A minha primeira reação foi de desistir e esquecer a carta, mas aí comecei a pensar naquela mãe cubana, sem contato com seu filho há muito tempo. Sua ansiedade e angustia escrevendo a carta, contando de sua vida, querendo saber do seu menino. Quanto de saudade não estaria naquele envelope feito à mão e grampeado nas pontas?
Insisti com o atendente. Havia o nome de uma urbanización: “El Ave Maria”. Pesquisamos na Internet e, depois de algum tempo, decidimos que era em Ocumare de Tuy. Próxima pergunta: O telefone de contato da pessoa que vai receber a carta? Quando eu disse que não sabia, voltamos à estaca zero. A carta não poderia ir. Depois de muita conversa, consegui convencer ao atendente que eu me responsabilizaria pela não entrega do envelope.
E lá se foi a carta, para Ocumare de Tuy. A carta de uma mãe cubana a seu filho exilado aqui na Venezuela. Espero que o envelope chegue a seu destino na urbanización El Ave Maria... coincidência ou ironia do destino?
Olhos de câmera
Fui ver o filme do Brad Pitt, The Curious Case of Benjamin Button. Agora vou ao cinema às 2as feiras. Adoro ir ao cinema de tarde e sozinha. Sempre fui assim, desde a minha época de faculdade: matinés solitárias. Na verdade, acho que estou resgatando aqueles tempos maravilhosos em que eu ainda sonhava em escrever roteiros.
O filme é estranho, me pareceu um Forest Gump do realismo fantástico. Mas gostei de ter ido.
Saí do cinema meio atordoada. Ainda não me acostumei a terminar a sessão e ouvir aquele burburinho que se faz, gente se levantando, avaliando o filme, só que em espanhol.
Quando fui pegar o carro me deparei com um âgulo novo do Ávila. A montanha envolta em neblina e sol me comoveu por alguma razão.
Indo para a casa, levemente engarrafada e ouvindo o CD do Recoveco, vi uma imagem simples e delicada. Em um sobrado, uma mulher pendurava roupas no varal. No cair da tarde, era uma figura acinzentada em contraste com um céu grís. Parecia uma cena de curta experimental. A música, os gestos da mulher, lentos e ritmados, a roupa resfolegando ao vento. Tudo cinza sobre cinza.
Muitas vezes faço olho de câmera cinematográfica. Brinco que meu olho filma cenas ao comando de uma canção.
É tão bonito ...
Lua cheia
Cheguei em casa pensando no que ia fazer para o jantar.
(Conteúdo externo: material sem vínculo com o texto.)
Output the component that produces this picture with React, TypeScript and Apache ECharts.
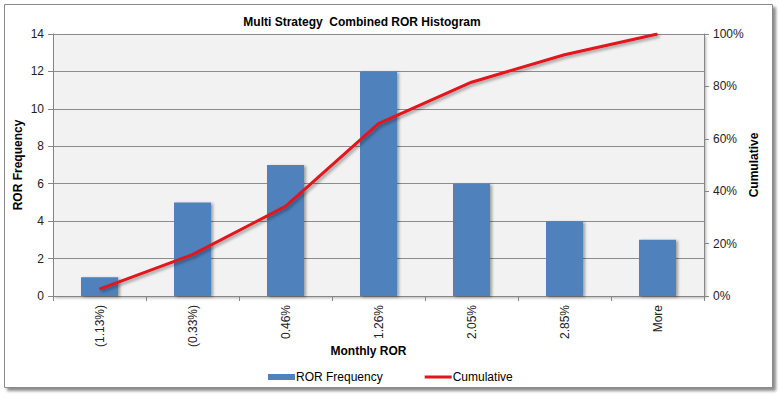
import React, { useEffect, useRef } from "react";
import * as echarts from "echarts";

const categories = ["(1.13%)", "(0.33%)", "0.46%", "1.26%", "2.05%", "2.85%", "More"];
const frequency = [1, 5, 7, 12, 6, 4, 3];
const cumulative = [2.6, 15.8, 34.2, 65.8, 81.6, 92.1, 100];

const FONT = "'Liberation Sans', Arial, sans-serif";

export default function App() {
  const ref = useRef<HTMLDivElement>(null);
  useEffect(() => {
    if (!ref.current) return;
    const chart = echarts.init(ref.current, undefined, { renderer: "svg" });
    chart.setOption({
      animation: false,
      backgroundColor: "#ffffff",
      textStyle: { fontFamily: FONT },
      graphic: [
        {
          type: "rect",
          z: -10,
          silent: true,
          shape: { x: 4.5, y: 4.5, width: 768, height: 383 },
          style: {
            fill: "#ffffff",
            stroke: "#8a8a8a",
            lineWidth: 1,
            shadowColor: "rgba(0,0,0,0.45)",
            shadowBlur: 3,
            shadowOffsetX: 3,
            shadowOffsetY: 3,
          },
        },
      ],
      title: {
        text: "Multi Strategy  Combined ROR Histogram",
        left: 357,
        textAlign: "center",
        top: 11,
        textStyle: { fontFamily: FONT, fontSize: 12, fontWeight: "bold", color: "#000" },
      },
      legend: {
        left: 263,
        top: 366,
        itemGap: 42,
        itemWidth: 27,
        itemHeight: 6,
        textStyle: { fontFamily: FONT, fontSize: 12, color: "#000", padding: [0, 0, 0, -4] },
        data: [
          { name: "ROR Frequency", icon: "rect" },
          {
            name: "Cumulative",
            icon: "path://M0,0 L0.01,0 L0.01,0.01 Z M0,6 L0.01,6 L0.01,5.99 Z M0,1.5 L27,1.5 L27,4.5 L0,4.5 Z",
            itemStyle: { color: "#e2131a" },
          },
        ],
      },
      grid: {
        left: 53,
        right: 78,
        top: 34,
        bottom: 102,
        outerBoundsMode: "none",
        containLabel: false,
        show: true,
        backgroundColor: "#f2f2f2",
        borderWidth: 0,
        shadowColor: "rgba(0,0,0,0.3)",
        shadowBlur: 3,
        shadowOffsetX: 2,
        shadowOffsetY: 2,
      },
      xAxis: {
        type: "category",
        data: categories,
        name: "Monthly ROR",
        nameLocation: "middle",
        nameGap: 49,
        nameMoveOverlap: false,
        nameTextStyle: { fontFamily: FONT, fontSize: 12, fontWeight: "bold", color: "#000", padding: [0, 20, 0, 0] },
        axisLine: { lineStyle: { color: "#868686", width: 1 } },
        axisTick: { show: true, length: 5, alignWithLabel: false, lineStyle: { color: "#868686" } },
        axisLabel: { rotate: 90, margin: 9, fontFamily: FONT, fontSize: 12, color: "#222" },
      },
      yAxis: [
        {
          type: "value",
          min: 0,
          max: 14,
          interval: 2,
          name: "ROR Frequency",
          nameLocation: "middle",
          nameRotate: 90,
          nameGap: 29,
          nameMoveOverlap: false,
          nameTextStyle: { fontFamily: FONT, fontSize: 12, fontWeight: "bold", color: "#000" },
          axisLine: { show: true, lineStyle: { color: "#868686" } },
          axisTick: { show: true, length: 5, lineStyle: { color: "#868686" } },
          axisLabel: { margin: 9, fontFamily: FONT, fontSize: 12, color: "#222" },
          splitLine: { show: true, lineStyle: { color: "#8c8c8c", width: 1 } },
        },
        {
          type: "value",
          min: 0,
          max: 100,
          interval: 20,
          position: "right",
          name: "Cumulative",
          nameLocation: "middle",
          nameRotate: 90,
          nameGap: 44,
          nameMoveOverlap: false,
          nameTextStyle: { fontFamily: FONT, fontSize: 12, fontWeight: "bold", color: "#000" },
          axisLine: { show: true, lineStyle: { color: "#868686" } },
          axisTick: { show: true, length: 5, lineStyle: { color: "#868686" } },
          axisLabel: { margin: 9, fontFamily: FONT, fontSize: 12, color: "#222", formatter: "{value}%" },
          splitLine: { show: false },
        },
      ],
      series: [
        {
          name: "ROR Frequency",
          type: "bar",
          data: frequency,
          yAxisIndex: 0,
          barWidth: 37,
          itemStyle: {
            color: "#4f81bd",
            shadowColor: "rgba(0,0,0,0.35)",
            shadowBlur: 3,
            shadowOffsetX: 2,
            shadowOffsetY: 1,
          },
        },
        {
          name: "Cumulative",
          type: "line",
          data: cumulative,
          yAxisIndex: 1,
          symbol: "none",
          showSymbol: false,
          lineStyle: {
            color: "#e2131a",
            width: 3,
            shadowColor: "rgba(0,0,0,0.35)",
            shadowBlur: 3,
            shadowOffsetX: 2,
            shadowOffsetY: 2,
          },
          itemStyle: { color: "#e2131a" },
        },
      ],
    });
    return () => chart.dispose();
  }, []);
  return (
    <div
      ref={ref}
      style={{ position: "absolute", left: 0, top: 0, width: 782, height: 398 }}
    />
  );
}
Silvio insiste em jantar, já que o almoço em Sabana Grande é sempre ruim e muito caro. Abri a porta da sala e lá estava ela, dependurada em minha varanda. Lua cheia, cheíssima. A foto saiu tremida, talvez por deslumbramento.
Cada vez mais gosto de estar por aqui...
(in à vista del ávila)
5 comentários:
Nunca espero até terça-feira. Não gosto de adiar prazeres.
"Brinco que meu olho filma cenas ao comando de uma canção.
É tão bonito ..." - fui capturada por esta frase.
Eu também costumo observar à minha volta e, como digo a mim mesma, "fazer filminhos". Nem sempre ao comando de uma canção...Achei lindo!
Patricia,
A foto registrou sua emoção e sensibilidade. A lua foi mera coadjuvante.
Outro texto muito gostoso de ler. Você descreve as situações e os passeios de forma tão envolvente que acompanho você em cada um deles.
Grande abraço,
Lúcia
ps: já visitou meu blog de pinturas?
http://luciamrusso.blogspot.com
Patrícia
Leia a obra original do Fitzgerald, que vem livre da sanha moderna dos cineastas de inserirem realidade em suas tramas, e o realismo fantástico de Benjamin Button se torna gostos, retrato irônico de sua época e até ousado em alguns pontos, como o retrato da escravidão. É um comentário mais mordaz à época em que o Fitzgerald escreveu. Tudo isso se perdeu no filme, em nome do "racionalismo" científico. É um bom filmes, poderia ser inesquecível.
Abraço
Fábio e Carla
Hoje,terça de madrugada, ainda cansada de um dia duro de trabalho, cada vez mais raros nos dias de hoje, resolvi que antes de dormir iria me encontrar com você e seus relatos. Foi bom demais. O cansaço passou e a leitura me agradou muito. Amanhã tenho outro dia desses ( Graças a Deus) mas, estarei mais plena de idéias e de sentimentos, graças à minha visita ao seu blog. Beijos.
Primoca querida,
Amei o texo. Viajar na vida, é a melhor forma de viver. A frase que mais amei? "Cada vez mais gosto de estar por aqui." Isso é estar feliz.